**Exercise requirements:**
Transcribe every line exactly. Leave the pictures behind.

**Records supplied:**
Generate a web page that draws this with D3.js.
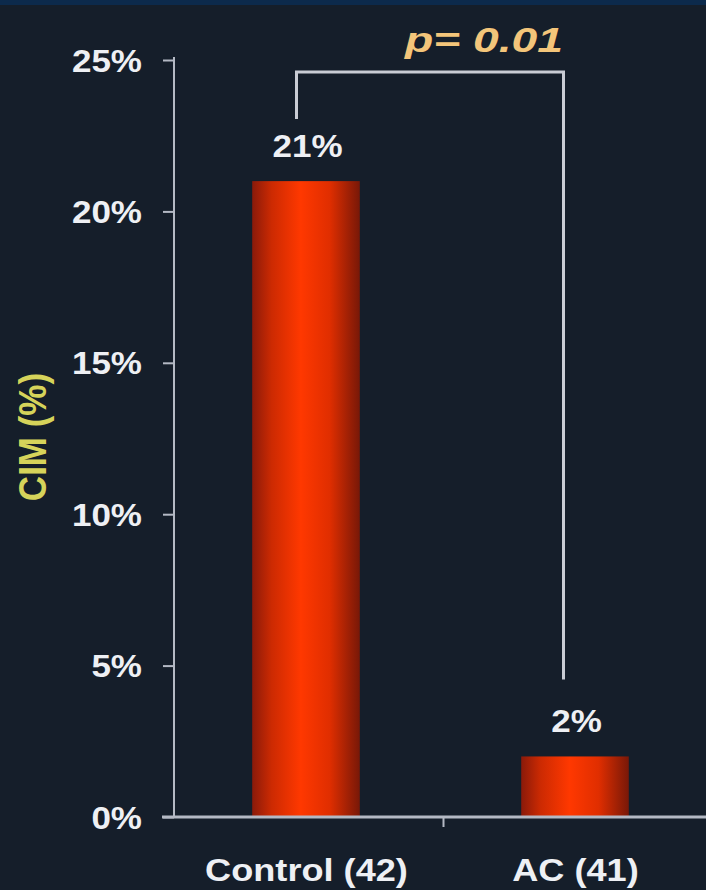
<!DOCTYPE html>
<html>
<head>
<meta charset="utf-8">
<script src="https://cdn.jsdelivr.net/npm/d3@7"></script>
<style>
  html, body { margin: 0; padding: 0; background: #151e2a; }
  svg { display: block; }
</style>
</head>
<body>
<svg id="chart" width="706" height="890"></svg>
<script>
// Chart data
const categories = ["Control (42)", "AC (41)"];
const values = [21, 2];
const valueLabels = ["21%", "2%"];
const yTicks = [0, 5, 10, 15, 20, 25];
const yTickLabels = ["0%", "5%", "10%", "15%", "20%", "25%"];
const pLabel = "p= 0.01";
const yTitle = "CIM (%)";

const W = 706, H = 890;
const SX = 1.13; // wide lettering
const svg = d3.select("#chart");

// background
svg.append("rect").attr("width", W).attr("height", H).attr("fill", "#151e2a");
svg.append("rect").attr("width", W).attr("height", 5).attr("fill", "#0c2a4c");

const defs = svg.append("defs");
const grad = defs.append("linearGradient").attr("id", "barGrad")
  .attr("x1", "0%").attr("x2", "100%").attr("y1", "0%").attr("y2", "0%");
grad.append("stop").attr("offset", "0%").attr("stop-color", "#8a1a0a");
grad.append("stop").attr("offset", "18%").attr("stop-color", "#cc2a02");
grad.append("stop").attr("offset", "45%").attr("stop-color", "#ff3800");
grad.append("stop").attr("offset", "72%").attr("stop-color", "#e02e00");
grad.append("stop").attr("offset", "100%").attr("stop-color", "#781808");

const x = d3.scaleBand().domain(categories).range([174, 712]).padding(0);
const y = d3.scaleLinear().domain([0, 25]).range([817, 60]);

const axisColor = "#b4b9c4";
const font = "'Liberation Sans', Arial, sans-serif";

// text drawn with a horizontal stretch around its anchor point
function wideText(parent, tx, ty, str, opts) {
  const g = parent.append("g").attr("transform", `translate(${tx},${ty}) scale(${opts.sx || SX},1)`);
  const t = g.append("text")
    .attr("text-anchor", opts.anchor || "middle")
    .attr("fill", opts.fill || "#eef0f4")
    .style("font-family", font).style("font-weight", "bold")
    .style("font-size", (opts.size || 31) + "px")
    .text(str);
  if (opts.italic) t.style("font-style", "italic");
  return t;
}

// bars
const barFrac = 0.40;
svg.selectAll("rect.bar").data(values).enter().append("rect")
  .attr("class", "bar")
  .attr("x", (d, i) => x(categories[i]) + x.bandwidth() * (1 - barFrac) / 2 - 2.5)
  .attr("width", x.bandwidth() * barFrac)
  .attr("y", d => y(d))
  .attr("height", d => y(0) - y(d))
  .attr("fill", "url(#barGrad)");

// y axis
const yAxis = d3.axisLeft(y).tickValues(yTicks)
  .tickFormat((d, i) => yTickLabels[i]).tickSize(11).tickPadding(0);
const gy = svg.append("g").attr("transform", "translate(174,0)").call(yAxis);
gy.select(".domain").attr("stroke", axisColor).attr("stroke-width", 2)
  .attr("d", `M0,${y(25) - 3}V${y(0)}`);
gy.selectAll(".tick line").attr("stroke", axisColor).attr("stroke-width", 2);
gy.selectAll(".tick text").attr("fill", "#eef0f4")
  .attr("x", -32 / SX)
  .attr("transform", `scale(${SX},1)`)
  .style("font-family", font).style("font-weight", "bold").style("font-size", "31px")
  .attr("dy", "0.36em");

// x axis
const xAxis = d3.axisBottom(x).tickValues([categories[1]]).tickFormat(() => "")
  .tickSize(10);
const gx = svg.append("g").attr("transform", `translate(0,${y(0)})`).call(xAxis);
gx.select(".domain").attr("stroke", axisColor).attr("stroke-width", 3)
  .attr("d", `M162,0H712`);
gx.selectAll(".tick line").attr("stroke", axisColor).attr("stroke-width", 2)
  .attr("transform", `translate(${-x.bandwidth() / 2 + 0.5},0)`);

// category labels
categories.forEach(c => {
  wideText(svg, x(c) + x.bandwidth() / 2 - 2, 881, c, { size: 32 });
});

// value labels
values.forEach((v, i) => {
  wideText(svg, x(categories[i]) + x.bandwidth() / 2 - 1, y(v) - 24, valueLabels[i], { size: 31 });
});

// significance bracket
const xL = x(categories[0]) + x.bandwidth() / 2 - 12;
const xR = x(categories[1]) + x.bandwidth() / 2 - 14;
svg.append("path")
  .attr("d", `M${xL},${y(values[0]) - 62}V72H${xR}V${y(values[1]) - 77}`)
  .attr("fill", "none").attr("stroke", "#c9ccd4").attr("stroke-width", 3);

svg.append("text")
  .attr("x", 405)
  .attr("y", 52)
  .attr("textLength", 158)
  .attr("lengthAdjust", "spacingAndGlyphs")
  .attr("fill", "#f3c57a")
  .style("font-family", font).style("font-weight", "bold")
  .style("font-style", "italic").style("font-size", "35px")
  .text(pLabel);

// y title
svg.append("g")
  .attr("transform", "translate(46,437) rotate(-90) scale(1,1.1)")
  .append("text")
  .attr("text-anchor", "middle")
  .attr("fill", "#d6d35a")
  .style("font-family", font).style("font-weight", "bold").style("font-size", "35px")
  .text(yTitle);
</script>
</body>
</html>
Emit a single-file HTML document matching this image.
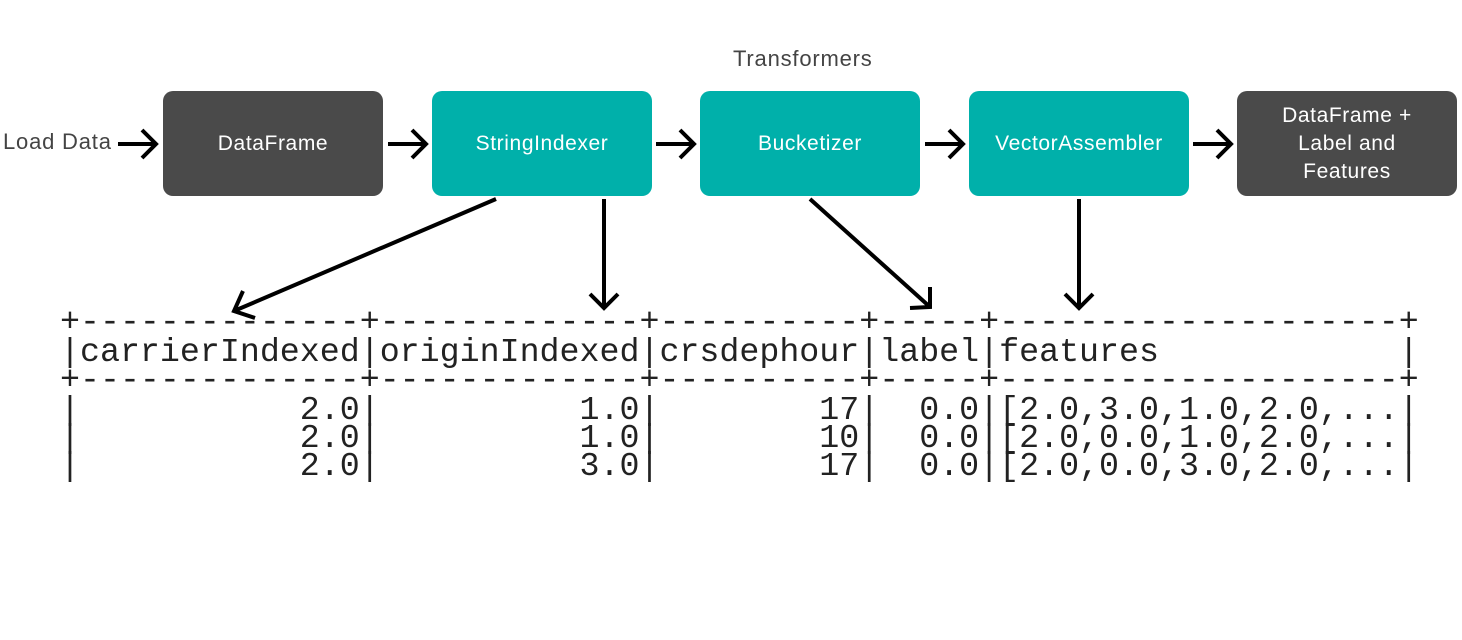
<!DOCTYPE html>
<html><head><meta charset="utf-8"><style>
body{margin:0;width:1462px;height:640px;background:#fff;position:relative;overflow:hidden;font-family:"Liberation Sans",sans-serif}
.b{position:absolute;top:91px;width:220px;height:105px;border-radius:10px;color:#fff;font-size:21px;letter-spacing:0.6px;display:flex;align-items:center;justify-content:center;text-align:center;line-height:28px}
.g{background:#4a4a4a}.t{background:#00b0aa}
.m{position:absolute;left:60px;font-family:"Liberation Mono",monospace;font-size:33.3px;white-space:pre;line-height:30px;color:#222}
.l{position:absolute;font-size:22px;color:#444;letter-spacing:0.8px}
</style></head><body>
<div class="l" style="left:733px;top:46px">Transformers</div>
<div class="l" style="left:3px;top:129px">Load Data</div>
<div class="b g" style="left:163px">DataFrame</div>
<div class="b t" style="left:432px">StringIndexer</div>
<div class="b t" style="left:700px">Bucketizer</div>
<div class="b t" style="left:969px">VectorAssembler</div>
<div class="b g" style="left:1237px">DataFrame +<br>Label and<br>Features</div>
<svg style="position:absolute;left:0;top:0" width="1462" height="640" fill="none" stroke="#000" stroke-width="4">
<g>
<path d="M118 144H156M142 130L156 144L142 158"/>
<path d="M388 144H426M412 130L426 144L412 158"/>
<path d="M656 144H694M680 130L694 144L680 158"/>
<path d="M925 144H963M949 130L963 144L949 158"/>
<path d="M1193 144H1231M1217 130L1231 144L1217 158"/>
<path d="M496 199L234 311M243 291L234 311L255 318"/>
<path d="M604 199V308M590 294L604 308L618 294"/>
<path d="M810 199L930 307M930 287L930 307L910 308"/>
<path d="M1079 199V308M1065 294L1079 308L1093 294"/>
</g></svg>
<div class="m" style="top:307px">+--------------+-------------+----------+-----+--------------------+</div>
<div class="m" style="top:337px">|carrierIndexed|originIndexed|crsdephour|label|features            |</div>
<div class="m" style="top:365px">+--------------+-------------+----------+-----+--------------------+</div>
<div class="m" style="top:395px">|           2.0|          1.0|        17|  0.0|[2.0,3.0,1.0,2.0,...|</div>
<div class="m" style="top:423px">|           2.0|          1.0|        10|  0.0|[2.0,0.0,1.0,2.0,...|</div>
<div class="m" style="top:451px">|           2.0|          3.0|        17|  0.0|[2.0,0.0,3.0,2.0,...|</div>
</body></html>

**Solution to the problem:**
Generate a web page that draws this with D3.js.
<!DOCTYPE html>
<html>
<head>
<meta charset="utf-8">
<script src="https://cdn.jsdelivr.net/npm/d3@7"></script>
<style>
  html, body { margin: 0; padding: 0; background: #151e2a; }
  svg { display: block; }
</style>
</head>
<body>
<svg id="chart" width="706" height="890"></svg>
<script>
// Chart data
const categories = ["Control (42)", "AC (41)"];
const values = [21, 2];
const valueLabels = ["21%", "2%"];
const yTicks = [0, 5, 10, 15, 20, 25];
const yTickLabels = ["0%", "5%", "10%", "15%", "20%", "25%"];
const pLabel = "p= 0.01";
const yTitle = "CIM (%)";

const W = 706, H = 890;
const SX = 1.13; // wide lettering
const svg = d3.select("#chart");

// background
svg.append("rect").attr("width", W).attr("height", H).attr("fill", "#151e2a");
svg.append("rect").attr("width", W).attr("height", 5).attr("fill", "#0c2a4c");

const defs = svg.append("defs");
const grad = defs.append("linearGradient").attr("id", "barGrad")
  .attr("x1", "0%").attr("x2", "100%").attr("y1", "0%").attr("y2", "0%");
grad.append("stop").attr("offset", "0%").attr("stop-color", "#8a1a0a");
grad.append("stop").attr("offset", "18%").attr("stop-color", "#cc2a02");
grad.append("stop").attr("offset", "45%").attr("stop-color", "#ff3800");
grad.append("stop").attr("offset", "72%").attr("stop-color", "#e02e00");
grad.append("stop").attr("offset", "100%").attr("stop-color", "#781808");

const x = d3.scaleBand().domain(categories).range([174, 712]).padding(0);
const y = d3.scaleLinear().domain([0, 25]).range([817, 60]);

const axisColor = "#b4b9c4";
const font = "'Liberation Sans', Arial, sans-serif";

// text drawn with a horizontal stretch around its anchor point
function wideText(parent, tx, ty, str, opts) {
  const g = parent.append("g").attr("transform", `translate(${tx},${ty}) scale(${opts.sx || SX},1)`);
  const t = g.append("text")
    .attr("text-anchor", opts.anchor || "middle")
    .attr("fill", opts.fill || "#eef0f4")
    .style("font-family", font).style("font-weight", "bold")
    .style("font-size", (opts.size || 31) + "px")
    .text(str);
  if (opts.italic) t.style("font-style", "italic");
  return t;
}

// bars
const barFrac = 0.40;
svg.selectAll("rect.bar").data(values).enter().append("rect")
  .attr("class", "bar")
  .attr("x", (d, i) => x(categories[i]) + x.bandwidth() * (1 - barFrac) / 2 - 2.5)
  .attr("width", x.bandwidth() * barFrac)
  .attr("y", d => y(d))
  .attr("height", d => y(0) - y(d))
  .attr("fill", "url(#barGrad)");

// y axis
const yAxis = d3.axisLeft(y).tickValues(yTicks)
  .tickFormat((d, i) => yTickLabels[i]).tickSize(11).tickPadding(0);
const gy = svg.append("g").attr("transform", "translate(174,0)").call(yAxis);
gy.select(".domain").attr("stroke", axisColor).attr("stroke-width", 2)
  .attr("d", `M0,${y(25) - 3}V${y(0)}`);
gy.selectAll(".tick line").attr("stroke", axisColor).attr("stroke-width", 2);
gy.selectAll(".tick text").attr("fill", "#eef0f4")
  .attr("x", -32 / SX)
  .attr("transform", `scale(${SX},1)`)
  .style("font-family", font).style("font-weight", "bold").style("font-size", "31px")
  .attr("dy", "0.36em");

// x axis
const xAxis = d3.axisBottom(x).tickValues([categories[1]]).tickFormat(() => "")
  .tickSize(10);
const gx = svg.append("g").attr("transform", `translate(0,${y(0)})`).call(xAxis);
gx.select(".domain").attr("stroke", axisColor).attr("stroke-width", 3)
  .attr("d", `M162,0H712`);
gx.selectAll(".tick line").attr("stroke", axisColor).attr("stroke-width", 2)
  .attr("transform", `translate(${-x.bandwidth() / 2 + 0.5},0)`);

// category labels
categories.forEach(c => {
  wideText(svg, x(c) + x.bandwidth() / 2 - 2, 881, c, { size: 32 });
});

// value labels
values.forEach((v, i) => {
  wideText(svg, x(categories[i]) + x.bandwidth() / 2 - 1, y(v) - 24, valueLabels[i], { size: 31 });
});

// significance bracket
const xL = x(categories[0]) + x.bandwidth() / 2 - 12;
const xR = x(categories[1]) + x.bandwidth() / 2 - 14;
svg.append("path")
  .attr("d", `M${xL},${y(values[0]) - 62}V72H${xR}V${y(values[1]) - 77}`)
  .attr("fill", "none").attr("stroke", "#c9ccd4").attr("stroke-width", 3);

svg.append("text")
  .attr("x", 405)
  .attr("y", 52)
  .attr("textLength", 158)
  .attr("lengthAdjust", "spacingAndGlyphs")
  .attr("fill", "#f3c57a")
  .style("font-family", font).style("font-weight", "bold")
  .style("font-style", "italic").style("font-size", "35px")
  .text(pLabel);

// y title
svg.append("g")
  .attr("transform", "translate(46,437) rotate(-90) scale(1,1.1)")
  .append("text")
  .attr("text-anchor", "middle")
  .attr("fill", "#d6d35a")
  .style("font-family", font).style("font-weight", "bold").style("font-size", "35px")
  .text(yTitle);
</script>
</body>
</html>
Emit a single-file HTML document matching this image.
<!DOCTYPE html>
<html><head><meta charset="utf-8"><style>
body{margin:0;width:1462px;height:640px;background:#fff;position:relative;overflow:hidden;font-family:"Liberation Sans",sans-serif}
.b{position:absolute;top:91px;width:220px;height:105px;border-radius:10px;color:#fff;font-size:21px;letter-spacing:0.6px;display:flex;align-items:center;justify-content:center;text-align:center;line-height:28px}
.g{background:#4a4a4a}.t{background:#00b0aa}
.m{position:absolute;left:60px;font-family:"Liberation Mono",monospace;font-size:33.3px;white-space:pre;line-height:30px;color:#222}
.l{position:absolute;font-size:22px;color:#444;letter-spacing:0.8px}
</style></head><body>
<div class="l" style="left:733px;top:46px">Transformers</div>
<div class="l" style="left:3px;top:129px">Load Data</div>
<div class="b g" style="left:163px">DataFrame</div>
<div class="b t" style="left:432px">StringIndexer</div>
<div class="b t" style="left:700px">Bucketizer</div>
<div class="b t" style="left:969px">VectorAssembler</div>
<div class="b g" style="left:1237px">DataFrame +<br>Label and<br>Features</div>
<svg style="position:absolute;left:0;top:0" width="1462" height="640" fill="none" stroke="#000" stroke-width="4">
<g>
<path d="M118 144H156M142 130L156 144L142 158"/>
<path d="M388 144H426M412 130L426 144L412 158"/>
<path d="M656 144H694M680 130L694 144L680 158"/>
<path d="M925 144H963M949 130L963 144L949 158"/>
<path d="M1193 144H1231M1217 130L1231 144L1217 158"/>
<path d="M496 199L234 311M243 291L234 311L255 318"/>
<path d="M604 199V308M590 294L604 308L618 294"/>
<path d="M810 199L930 307M930 287L930 307L910 308"/>
<path d="M1079 199V308M1065 294L1079 308L1093 294"/>
</g></svg>
<div class="m" style="top:307px">+--------------+-------------+----------+-----+--------------------+</div>
<div class="m" style="top:337px">|carrierIndexed|originIndexed|crsdephour|label|features            |</div>
<div class="m" style="top:365px">+--------------+-------------+----------+-----+--------------------+</div>
<div class="m" style="top:395px">|           2.0|          1.0|        17|  0.0|[2.0,3.0,1.0,2.0,...|</div>
<div class="m" style="top:423px">|           2.0|          1.0|        10|  0.0|[2.0,0.0,1.0,2.0,...|</div>
<div class="m" style="top:451px">|           2.0|          3.0|        17|  0.0|[2.0,0.0,3.0,2.0,...|</div>
</body></html>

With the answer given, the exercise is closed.